## start Given material
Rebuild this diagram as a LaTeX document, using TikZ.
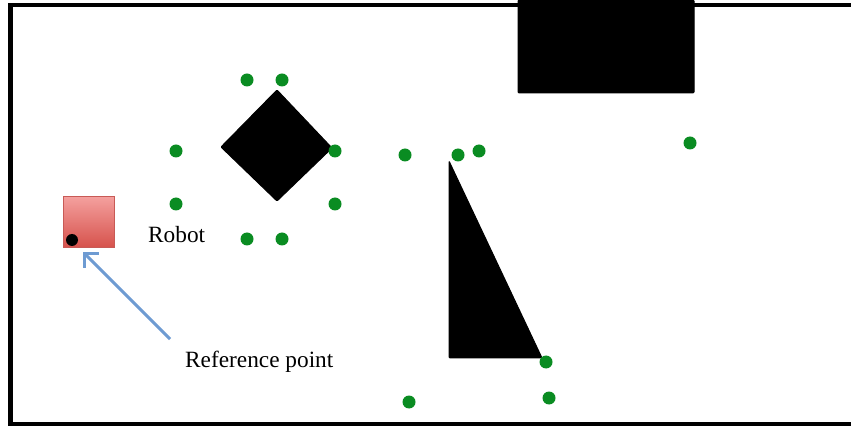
\documentclass[tikz,border=0pt]{standalone}
\usepackage{fontspec}
\setmainfont{Liberation Serif}
\usetikzlibrary{arrows.meta}
\definecolor{dotgreen}{RGB}{10,140,34}
\definecolor{robtop}{RGB}{244,160,158}
\definecolor{robbot}{RGB}{214,82,76}
\definecolor{robedge}{RGB}{200,90,86}
\definecolor{arrowblue}{RGB}{110,155,210}
\tikzset{
  wp/.style={circle, fill=dotgreen, inner sep=0pt, minimum size=13pt},
  obst/.style={fill=black, draw=black, line width=1pt, rounded corners=1pt},
  lbl/.style={font=\fontsize{23.3}{27}\selectfont, inner sep=0pt, anchor=base west},
  robotbox/.style={draw=robedge, line width=0.8pt, top color=robtop, bottom color=robbot, minimum width=51pt, minimum height=51pt, inner sep=0pt},
  refdot/.style={circle, fill=black, inner sep=0pt, minimum size=12pt},
  pointer/.style={draw=arrowblue, line width=3pt, -{Straight Barb[length=10pt,width=20pt,line width=3pt]}}
}
\begin{document}
\begin{tikzpicture}[x=1pt,y=-1pt]
\useasboundingbox (0,0) rectangle (851,427);
\clip (0,0) rectangle (851,427);
\fill[white] (0,0) rectangle (851,427);
% frame
\draw[line width=4.5pt] (870,5) -- (10.5,5) -- (10.5,424) -- (870,424);
% obstacles
\path[obst] (518,0) -- (694,0) -- (694,93) -- (518,93) -- cycle;
\path[obst] (277,90) -- (332,148) -- (277,201) -- (221,147) -- cycle;
\path[obst] (449,161) -- (542,358) -- (449,358) -- cycle;
% waypoints
\node[wp] (w1) at (247,80) {};
\node[wp] (w2) at (282,80) {};
\node[wp] (w3) at (176,151) {};
\node[wp] (w4) at (335,151) {};
\node[wp] (w5) at (176,204) {};
\node[wp] (w6) at (335,204) {};
\node[wp] (w7) at (247,239) {};
\node[wp] (w8) at (282,239) {};
\node[wp] (w9) at (405,155) {};
\node[wp] (w10) at (458,155) {};
\node[wp] (w11) at (479,151) {};
\node[wp] (w12) at (690,143) {};
\node[wp] (w13) at (546,362) {};
\node[wp] (w14) at (549,398) {};
\node[wp] (w15) at (409,402) {};
% robot
\node[robotbox] (robot) at (89,222) {};
\node[refdot] (ref) at (72,240) {};
\node[lbl] (robotlbl) at (148,243) {Robot};
\node[lbl] (reflbl) at (185,367) {Reference point};
\coordinate (tail) at (170,339);
\coordinate (tip) at (83,252);
\draw[pointer] (tail) -- (tip);
\end{tikzpicture}
\end{document}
## end Given material
#### What is asked
Reproduce the full listing above verbatim, with no pictures included.

#### Completed task
Rebuild this diagram as a LaTeX document, using TikZ.
\documentclass[tikz,border=0pt]{standalone}
\usepackage{fontspec}
\setmainfont{Liberation Serif}
\usetikzlibrary{arrows.meta}
\definecolor{dotgreen}{RGB}{10,140,34}
\definecolor{robtop}{RGB}{244,160,158}
\definecolor{robbot}{RGB}{214,82,76}
\definecolor{robedge}{RGB}{200,90,86}
\definecolor{arrowblue}{RGB}{110,155,210}
\tikzset{
  wp/.style={circle, fill=dotgreen, inner sep=0pt, minimum size=13pt},
  obst/.style={fill=black, draw=black, line width=1pt, rounded corners=1pt},
  lbl/.style={font=\fontsize{23.3}{27}\selectfont, inner sep=0pt, anchor=base west},
  robotbox/.style={draw=robedge, line width=0.8pt, top color=robtop, bottom color=robbot, minimum width=51pt, minimum height=51pt, inner sep=0pt},
  refdot/.style={circle, fill=black, inner sep=0pt, minimum size=12pt},
  pointer/.style={draw=arrowblue, line width=3pt, -{Straight Barb[length=10pt,width=20pt,line width=3pt]}}
}
\begin{document}
\begin{tikzpicture}[x=1pt,y=-1pt]
\useasboundingbox (0,0) rectangle (851,427);
\clip (0,0) rectangle (851,427);
\fill[white] (0,0) rectangle (851,427);
% frame
\draw[line width=4.5pt] (870,5) -- (10.5,5) -- (10.5,424) -- (870,424);
% obstacles
\path[obst] (518,0) -- (694,0) -- (694,93) -- (518,93) -- cycle;
\path[obst] (277,90) -- (332,148) -- (277,201) -- (221,147) -- cycle;
\path[obst] (449,161) -- (542,358) -- (449,358) -- cycle;
% waypoints
\node[wp] (w1) at (247,80) {};
\node[wp] (w2) at (282,80) {};
\node[wp] (w3) at (176,151) {};
\node[wp] (w4) at (335,151) {};
\node[wp] (w5) at (176,204) {};
\node[wp] (w6) at (335,204) {};
\node[wp] (w7) at (247,239) {};
\node[wp] (w8) at (282,239) {};
\node[wp] (w9) at (405,155) {};
\node[wp] (w10) at (458,155) {};
\node[wp] (w11) at (479,151) {};
\node[wp] (w12) at (690,143) {};
\node[wp] (w13) at (546,362) {};
\node[wp] (w14) at (549,398) {};
\node[wp] (w15) at (409,402) {};
% robot
\node[robotbox] (robot) at (89,222) {};
\node[refdot] (ref) at (72,240) {};
\node[lbl] (robotlbl) at (148,243) {Robot};
\node[lbl] (reflbl) at (185,367) {Reference point};
\coordinate (tail) at (170,339);
\coordinate (tip) at (83,252);
\draw[pointer] (tail) -- (tip);
\end{tikzpicture}
\end{document}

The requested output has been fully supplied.